Wishful thinking from Tehran

While election fraud is possible, the most likely explanation of Ahmadinejad's victory at this point is that over his four years in office he has cultivated a huge base of support among Iran's rural and lower class population. In addition, he presented himself towards the end of the campaign as a candidate willing to oppose Iran's notoriously corrupt old-guard clerical power structure, seemingly at some risk to himself. An article in the Guardian by Abbas Barzegar gives an inside view:

I have been in Iran for exactly one week covering the 2009 Iranian election carnival. Since I arrived, few here doubted that the incumbent firebrand President Mahmoud Ahmedinejad would win. My airport cab driver reminded me that the president had visited every province twice in the last four years – "Iran isn't Tehran," he said. Even when I asked Mousavi supporters if their man could really carry more than capital, their responses were filled with an Obamasque provisional optimism – "Yes we can", "I hope so", "If you vote." So the question occupying the international media, "How did Mousavi lose?" seems to be less a problem of the Iranian election commission and more a matter of bad perception rooted in the stubborn refusal to understand the role of religion in Iran.

... ... ...

Perhaps from the start Mousavi was destined to fail as he hoped to combine the articulate energies of the liberal upper class with the business interests of the bazaar merchants. The Facebook campaigns and text-messaging were perfectly irrelevant for the rural and working classes who struggle to make a day's ends meet, much less have the time to review the week's blogs in an internet cafe. Although Mousavi tried to appeal to such classes by addressing the problems of inflation and poverty, they voted otherwise.

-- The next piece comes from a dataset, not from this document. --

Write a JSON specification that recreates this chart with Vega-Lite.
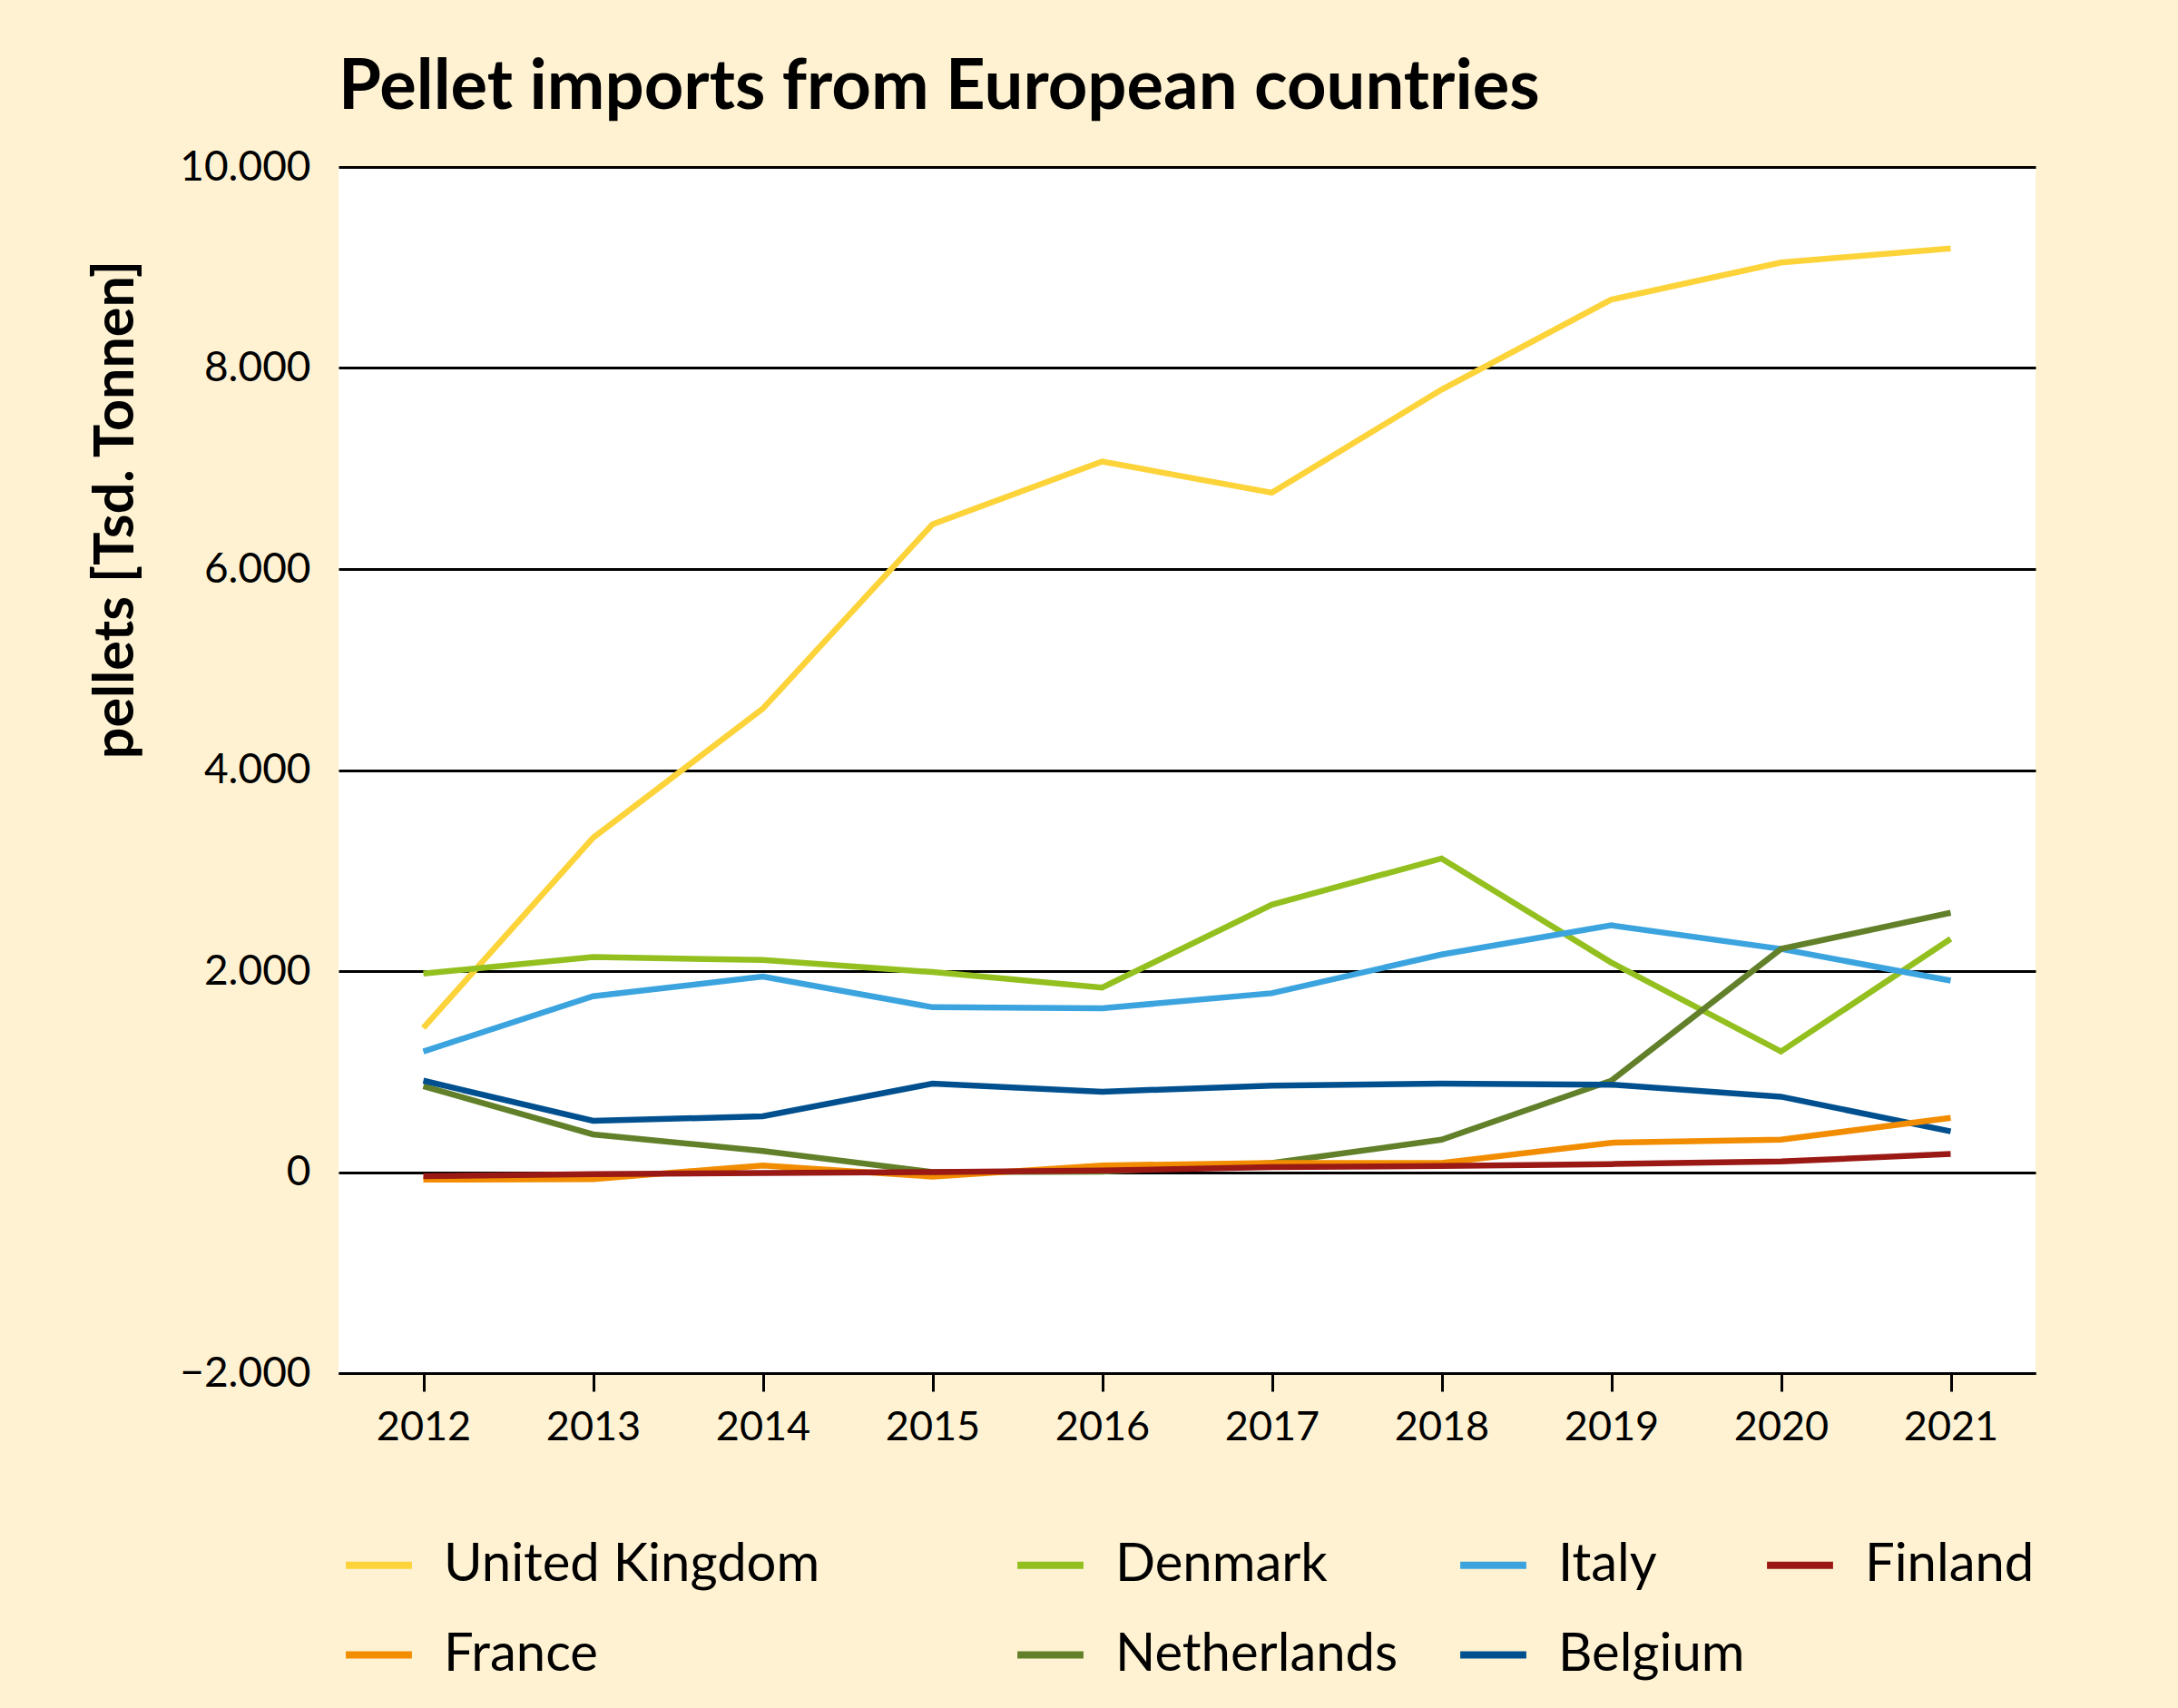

I had hoped Mousavi would win. That would have made it a lot easier for tensions between Iran and the US to dissipate. It looks like that was not the primary concern of Iran's voters on Friday. Quite possibly the reason the candidate who clearly would have made Iran's foreign policy objectives easier to reach was not elected is because most Iranian people does not feel threatened by the US or Israel right now, and so felt free to focus on domestic issues. That is their right and they are to be congratulated for exercising it.

Mousavi never posed a threat to Iran's nuclear program or to the legitimacy of Iran's Supreme Leader. If there was to be a monumental fraud, who would orchestrate it and why? Iran's power brokers behind the scenes oppose Ahmadinejad, famously so in that Akbar Rafsanjani, current chair of Iran's Assembly of Experts, actually wrote an open letter to Iran's Supreme Leader asking him to restrain Ahmadinejad.

Westerners are shocked and disappointed by this election, but Iran's voters have every right to shock and disappoint Westerners.

2 comments:

Anonymous said...

I assume that U.S. voters had the right to shock and disappoint the rest of the world in 2004 as well.

- Inkan1969

Arnold Evans said...

Of course.

Nobody ever claimed US voters did not have that right.

Iranian voters are as free to vote based on their own concerns as US voters.